- **EXERCISE TASK**: Will you quote precisely the lines that run from the top of the material below to the line containing "revenue_yoy = [None, 79, 2, 20, 78]", both ends included?

.....

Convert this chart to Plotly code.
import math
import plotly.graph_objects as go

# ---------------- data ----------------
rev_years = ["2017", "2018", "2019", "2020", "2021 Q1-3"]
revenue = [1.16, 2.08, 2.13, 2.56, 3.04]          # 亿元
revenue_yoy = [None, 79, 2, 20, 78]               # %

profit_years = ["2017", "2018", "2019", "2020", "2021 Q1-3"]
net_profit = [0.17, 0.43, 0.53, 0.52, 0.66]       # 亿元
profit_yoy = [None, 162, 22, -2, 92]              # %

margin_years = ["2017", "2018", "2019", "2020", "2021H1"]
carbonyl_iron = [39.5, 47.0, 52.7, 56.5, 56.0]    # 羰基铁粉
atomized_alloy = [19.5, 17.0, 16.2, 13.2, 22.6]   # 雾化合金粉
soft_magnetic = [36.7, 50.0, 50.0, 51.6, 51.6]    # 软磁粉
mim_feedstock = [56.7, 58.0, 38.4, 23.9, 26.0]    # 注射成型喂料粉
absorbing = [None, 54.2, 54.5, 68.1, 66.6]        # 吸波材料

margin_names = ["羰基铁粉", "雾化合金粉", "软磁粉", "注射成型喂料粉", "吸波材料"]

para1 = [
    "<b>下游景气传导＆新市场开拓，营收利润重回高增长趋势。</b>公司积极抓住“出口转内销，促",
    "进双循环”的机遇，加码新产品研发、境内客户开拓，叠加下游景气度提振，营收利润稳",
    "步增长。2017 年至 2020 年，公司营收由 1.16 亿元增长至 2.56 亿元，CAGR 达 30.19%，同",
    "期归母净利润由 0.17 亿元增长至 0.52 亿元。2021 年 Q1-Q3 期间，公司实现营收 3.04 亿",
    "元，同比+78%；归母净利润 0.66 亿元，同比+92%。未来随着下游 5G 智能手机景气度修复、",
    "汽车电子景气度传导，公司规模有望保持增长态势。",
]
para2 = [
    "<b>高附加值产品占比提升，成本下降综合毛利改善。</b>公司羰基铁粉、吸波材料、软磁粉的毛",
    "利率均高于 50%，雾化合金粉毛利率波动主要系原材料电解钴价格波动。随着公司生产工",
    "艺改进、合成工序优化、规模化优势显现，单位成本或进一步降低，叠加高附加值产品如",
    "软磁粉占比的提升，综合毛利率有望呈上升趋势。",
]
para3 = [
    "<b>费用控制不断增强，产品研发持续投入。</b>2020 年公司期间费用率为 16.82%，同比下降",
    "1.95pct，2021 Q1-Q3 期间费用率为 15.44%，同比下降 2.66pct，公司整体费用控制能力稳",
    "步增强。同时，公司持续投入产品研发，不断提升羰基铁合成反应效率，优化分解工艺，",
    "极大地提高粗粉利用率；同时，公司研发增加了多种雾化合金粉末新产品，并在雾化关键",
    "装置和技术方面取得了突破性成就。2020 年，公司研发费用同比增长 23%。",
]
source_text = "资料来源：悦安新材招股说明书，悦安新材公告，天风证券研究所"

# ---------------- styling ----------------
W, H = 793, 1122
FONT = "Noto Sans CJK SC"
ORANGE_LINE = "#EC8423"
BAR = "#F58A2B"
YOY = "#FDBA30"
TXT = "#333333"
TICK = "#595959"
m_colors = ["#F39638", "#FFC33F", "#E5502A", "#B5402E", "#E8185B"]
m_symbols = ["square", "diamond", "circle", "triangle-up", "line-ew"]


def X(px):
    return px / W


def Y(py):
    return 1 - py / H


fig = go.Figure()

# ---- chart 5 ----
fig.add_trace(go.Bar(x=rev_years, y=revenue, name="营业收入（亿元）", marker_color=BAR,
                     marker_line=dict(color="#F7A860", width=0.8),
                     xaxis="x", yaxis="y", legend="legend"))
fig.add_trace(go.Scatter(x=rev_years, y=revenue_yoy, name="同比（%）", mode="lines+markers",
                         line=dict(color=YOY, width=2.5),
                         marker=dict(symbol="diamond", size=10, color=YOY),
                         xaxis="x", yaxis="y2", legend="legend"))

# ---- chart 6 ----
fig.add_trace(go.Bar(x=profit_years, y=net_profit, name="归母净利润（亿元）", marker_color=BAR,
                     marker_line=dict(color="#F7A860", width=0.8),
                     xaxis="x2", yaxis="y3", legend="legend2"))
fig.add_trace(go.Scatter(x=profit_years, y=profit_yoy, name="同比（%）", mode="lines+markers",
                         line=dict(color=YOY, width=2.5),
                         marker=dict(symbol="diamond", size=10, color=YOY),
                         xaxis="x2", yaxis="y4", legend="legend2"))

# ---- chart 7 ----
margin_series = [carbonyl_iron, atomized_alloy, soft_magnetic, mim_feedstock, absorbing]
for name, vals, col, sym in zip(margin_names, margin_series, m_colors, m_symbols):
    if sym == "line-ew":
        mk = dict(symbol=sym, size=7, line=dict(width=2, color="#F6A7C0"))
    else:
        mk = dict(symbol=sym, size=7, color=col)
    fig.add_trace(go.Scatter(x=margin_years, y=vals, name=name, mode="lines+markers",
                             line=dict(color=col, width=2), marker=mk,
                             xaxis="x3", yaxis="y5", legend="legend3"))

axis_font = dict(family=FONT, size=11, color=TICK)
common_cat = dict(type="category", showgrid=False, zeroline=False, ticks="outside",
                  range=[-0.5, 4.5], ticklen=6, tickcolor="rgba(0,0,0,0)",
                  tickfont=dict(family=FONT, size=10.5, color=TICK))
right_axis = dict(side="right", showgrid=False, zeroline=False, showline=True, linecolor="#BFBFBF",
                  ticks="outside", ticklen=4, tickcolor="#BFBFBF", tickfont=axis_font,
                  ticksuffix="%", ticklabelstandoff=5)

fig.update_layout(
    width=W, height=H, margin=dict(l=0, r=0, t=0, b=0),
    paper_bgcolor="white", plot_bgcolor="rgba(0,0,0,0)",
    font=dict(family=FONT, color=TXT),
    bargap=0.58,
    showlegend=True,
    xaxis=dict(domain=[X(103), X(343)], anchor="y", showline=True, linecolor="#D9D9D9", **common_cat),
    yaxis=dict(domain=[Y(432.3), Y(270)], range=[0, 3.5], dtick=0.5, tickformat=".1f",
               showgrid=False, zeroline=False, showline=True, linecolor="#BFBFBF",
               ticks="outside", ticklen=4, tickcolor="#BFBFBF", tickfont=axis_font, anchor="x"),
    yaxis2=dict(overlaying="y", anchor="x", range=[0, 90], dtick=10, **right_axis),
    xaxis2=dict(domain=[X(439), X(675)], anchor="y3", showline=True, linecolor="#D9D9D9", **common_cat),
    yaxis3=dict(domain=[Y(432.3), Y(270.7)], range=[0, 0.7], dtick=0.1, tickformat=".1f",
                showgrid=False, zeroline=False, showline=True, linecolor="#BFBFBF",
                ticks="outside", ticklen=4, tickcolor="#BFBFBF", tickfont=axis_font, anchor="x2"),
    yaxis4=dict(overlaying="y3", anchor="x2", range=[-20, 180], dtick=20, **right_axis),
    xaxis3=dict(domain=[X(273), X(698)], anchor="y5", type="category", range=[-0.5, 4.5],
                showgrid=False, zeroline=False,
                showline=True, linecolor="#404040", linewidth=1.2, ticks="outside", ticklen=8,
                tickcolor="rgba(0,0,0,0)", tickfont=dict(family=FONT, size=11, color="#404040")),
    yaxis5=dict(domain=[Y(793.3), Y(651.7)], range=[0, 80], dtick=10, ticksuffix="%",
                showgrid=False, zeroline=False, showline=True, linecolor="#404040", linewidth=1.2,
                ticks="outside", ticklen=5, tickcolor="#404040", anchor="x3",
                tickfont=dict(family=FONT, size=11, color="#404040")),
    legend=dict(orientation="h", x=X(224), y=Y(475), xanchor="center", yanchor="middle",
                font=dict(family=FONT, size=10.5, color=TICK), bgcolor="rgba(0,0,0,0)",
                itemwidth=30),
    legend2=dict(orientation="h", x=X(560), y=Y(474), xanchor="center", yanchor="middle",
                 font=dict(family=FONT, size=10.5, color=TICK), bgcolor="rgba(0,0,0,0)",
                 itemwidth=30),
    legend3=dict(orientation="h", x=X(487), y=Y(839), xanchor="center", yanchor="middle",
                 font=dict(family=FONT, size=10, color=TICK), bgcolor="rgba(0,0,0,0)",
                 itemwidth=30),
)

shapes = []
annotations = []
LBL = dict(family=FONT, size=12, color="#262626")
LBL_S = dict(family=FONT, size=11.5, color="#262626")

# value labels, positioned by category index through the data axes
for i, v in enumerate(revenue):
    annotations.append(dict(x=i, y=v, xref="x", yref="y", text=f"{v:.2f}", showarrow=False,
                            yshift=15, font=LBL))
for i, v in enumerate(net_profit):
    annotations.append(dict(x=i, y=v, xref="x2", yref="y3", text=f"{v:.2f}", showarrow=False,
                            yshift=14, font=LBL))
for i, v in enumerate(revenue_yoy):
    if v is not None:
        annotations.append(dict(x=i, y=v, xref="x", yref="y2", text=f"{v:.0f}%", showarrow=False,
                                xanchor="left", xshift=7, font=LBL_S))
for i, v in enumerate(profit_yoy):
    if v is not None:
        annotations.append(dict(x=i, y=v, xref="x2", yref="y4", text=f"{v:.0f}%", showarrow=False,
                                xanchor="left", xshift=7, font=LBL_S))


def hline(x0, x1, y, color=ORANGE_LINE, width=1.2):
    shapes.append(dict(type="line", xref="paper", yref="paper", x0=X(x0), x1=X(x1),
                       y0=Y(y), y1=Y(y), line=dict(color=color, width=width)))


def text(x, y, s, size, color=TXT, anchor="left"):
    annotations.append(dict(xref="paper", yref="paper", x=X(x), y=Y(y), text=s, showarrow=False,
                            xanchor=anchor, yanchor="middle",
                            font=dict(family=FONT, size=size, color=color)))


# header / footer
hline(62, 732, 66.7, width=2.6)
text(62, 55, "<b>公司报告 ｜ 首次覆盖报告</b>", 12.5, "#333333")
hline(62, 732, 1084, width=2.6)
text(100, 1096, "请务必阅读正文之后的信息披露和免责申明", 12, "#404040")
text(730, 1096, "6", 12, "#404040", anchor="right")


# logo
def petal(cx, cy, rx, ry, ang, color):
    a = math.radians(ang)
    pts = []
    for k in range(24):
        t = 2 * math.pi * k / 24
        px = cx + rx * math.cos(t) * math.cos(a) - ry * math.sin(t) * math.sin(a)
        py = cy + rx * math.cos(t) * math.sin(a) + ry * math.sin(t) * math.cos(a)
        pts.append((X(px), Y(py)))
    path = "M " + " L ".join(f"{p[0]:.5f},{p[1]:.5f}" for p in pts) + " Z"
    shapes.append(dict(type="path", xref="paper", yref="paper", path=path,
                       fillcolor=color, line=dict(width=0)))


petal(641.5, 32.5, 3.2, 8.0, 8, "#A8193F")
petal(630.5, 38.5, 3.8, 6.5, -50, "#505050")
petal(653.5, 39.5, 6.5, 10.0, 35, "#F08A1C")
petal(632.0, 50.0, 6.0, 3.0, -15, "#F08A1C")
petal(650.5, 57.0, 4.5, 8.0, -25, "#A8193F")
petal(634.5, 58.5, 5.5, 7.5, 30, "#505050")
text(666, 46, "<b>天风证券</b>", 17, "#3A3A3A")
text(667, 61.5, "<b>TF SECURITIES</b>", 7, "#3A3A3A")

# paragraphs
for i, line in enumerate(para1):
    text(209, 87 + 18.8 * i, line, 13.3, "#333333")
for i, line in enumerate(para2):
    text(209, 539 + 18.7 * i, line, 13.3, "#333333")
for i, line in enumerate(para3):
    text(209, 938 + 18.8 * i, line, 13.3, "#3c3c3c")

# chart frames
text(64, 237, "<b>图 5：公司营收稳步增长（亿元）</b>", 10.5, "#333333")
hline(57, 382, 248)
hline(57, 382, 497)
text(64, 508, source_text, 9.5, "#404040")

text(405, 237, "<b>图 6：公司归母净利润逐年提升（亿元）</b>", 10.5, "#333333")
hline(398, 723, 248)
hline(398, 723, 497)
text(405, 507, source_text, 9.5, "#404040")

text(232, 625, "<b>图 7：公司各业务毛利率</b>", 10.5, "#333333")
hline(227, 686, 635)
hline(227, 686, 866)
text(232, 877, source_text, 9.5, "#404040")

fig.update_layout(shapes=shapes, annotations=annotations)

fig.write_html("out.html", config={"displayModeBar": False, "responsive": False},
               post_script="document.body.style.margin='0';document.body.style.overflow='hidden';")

.....

- **OUTPUT OF THE EXERCISE**:
Convert this chart to Plotly code.
import math
import plotly.graph_objects as go

# ---------------- data ----------------
rev_years = ["2017", "2018", "2019", "2020", "2021 Q1-3"]
revenue = [1.16, 2.08, 2.13, 2.56, 3.04]          # 亿元
revenue_yoy = [None, 79, 2, 20, 78]               # %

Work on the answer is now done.